Daher seien noch einige durchaus positiv anmutende Punkte aus den Koalitionsvereinbarungen beziehungsweise den im Konsens gemachten Ankündigungen angerissen (deren Realisierung dann die zwei auf Grund der Landesverfassung der SPÖ zustehenden Landesräte pikanterweise ohnmächtig zuschauen müssen):

  • gemeinsames Bekenntnis zu den Leistungsträgern unter den Bürgern;
  • klare Absage an neue Abgaben auf Eigentum;
  • klare Absage an flächendeckende Lkw-Abgaben;
  • Bekenntnis zum Individualverkehr und Verbrennungsmotor;
  • Ersetzen von Geld- durch Sachleistungen in der Grundversorgung von Asylwerbern soweit möglich;
  • ein Pflegescheck für die Pflege zuhause;
  • finanzielle Aufwertung für die Kinderbetreuung im Familienverband;
  • eine Kinderbetreuungsoffensive insbesondere durch attraktivere Gestaltung der familienfreundlichen Tageseltern-Angebote;
  • der freilich rechtsunwirksame Hinweis, dass es wichtig sei, dass "jeder und jede" (wir merken übrigens, dass die Gender-Sprache, wenn auch in ihrer mildesten Version auch bei Schwarz-Blau in fast allen Äußerungen eingekehrt ist …) "unsere Sprache spricht";
  • und Staatsbürgerschaften sollen nur noch restriktiv vergeben werden (da ist freilich das Land nur Exekutor von Bundesgesetzen!).

Da ist viel Erfreuliches, wenn auch oft nur Deklamatorisches dabei.
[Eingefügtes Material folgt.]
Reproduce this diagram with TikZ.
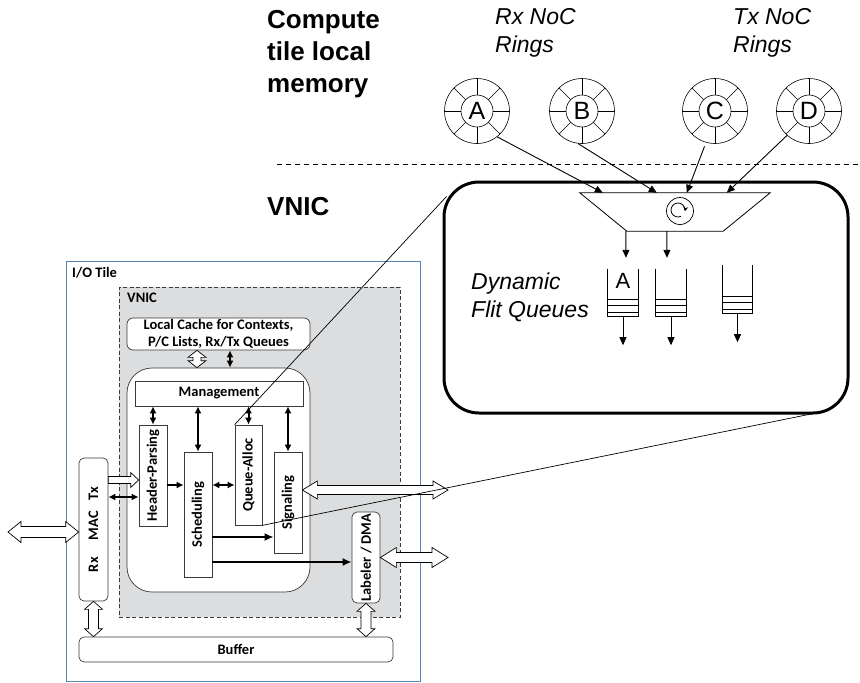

Es lässt jedenfalls nur Kopfschütteln, wenn der offenbar schwer überforderte neue NÖ-Chef der Sozialisten als Hauptkritik darin einen "Pakt der Unehrlichkeit" sehen will. Aber offenbar haben ihm seine Spin-Doktoren eingeredet, möglichst in jedem Satz das Wort "ehrlich" für sich zu reklamieren, ob es Sinn macht oder nicht. Als ob es besonders ehrlich wäre, von dem in der Landeskasse eigentlich gar nicht vorhandenem Geld 2,3 Milliarden unters Volk schmeißen zu wollen – oder am Beginn der gescheiterten schwarz-roten Verhandlungen sogar 8,2 Milliarden, wie zumindest die ÖVP ausgerechnet hat. Derart populistisch Schulden auf dem Rücken der Kinder machen zu wollen, ist ja überhaupt das Unehrlichste, was es gibt in der Politik.